With approval voting, it might still be the case that some Republicans lose by a smaller margin that the Libertarian’s vote total. If so, Republicans could not complain that Libertarians “stole” an election, because voters had an opportunity to vote Republican as well, yet chose not to.

Another advantage to approval voting is that it would provide a better indicator for how much support the victor actually has. Currently, it is common for candidates to win with less than 50 percent of the vote. Under approval voting, winning with less than 50 percent would indicate widespread dissatisfaction with the victor.

Approval voting obviously would be good for Colorado Republicans. The GOP often faces Libertarian competition, whereas Democrats rarely face left-leaning minor candidates.

Approval voting also would be good for third parties, I think. Rather than regard Libertarians as dangerous competitors, Republicans would see an opportunity to woo Libertarian votes.

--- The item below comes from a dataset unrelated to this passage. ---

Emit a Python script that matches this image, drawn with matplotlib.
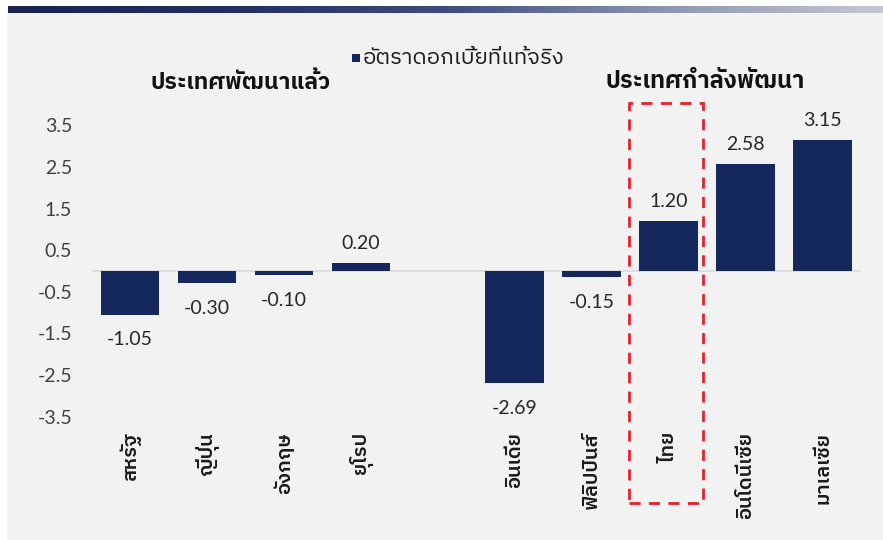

Approval voting likely would be bad for Colorado Democrats electorally, at least in the short run, but it’s hard to see how Democrats can in good conscience oppose a voting system that is more democratic in important ways. If it’s good that people are able to vote for one candidate, as Democrats incessantly claim, then is it not better if people are able to vote for more than one candidate in a race? And it remains possible that Democrats will face stiff competition from a third party—remember Ralph Nader in 2000.

My aim, of course, is not to maximize democracy (e.g., mob rule), but to maximize government’s protection of individual rights. But I think approval voting likely would be, on net, both more democratic and (marginally) more supportive of rights-respecting government. Why not implement it?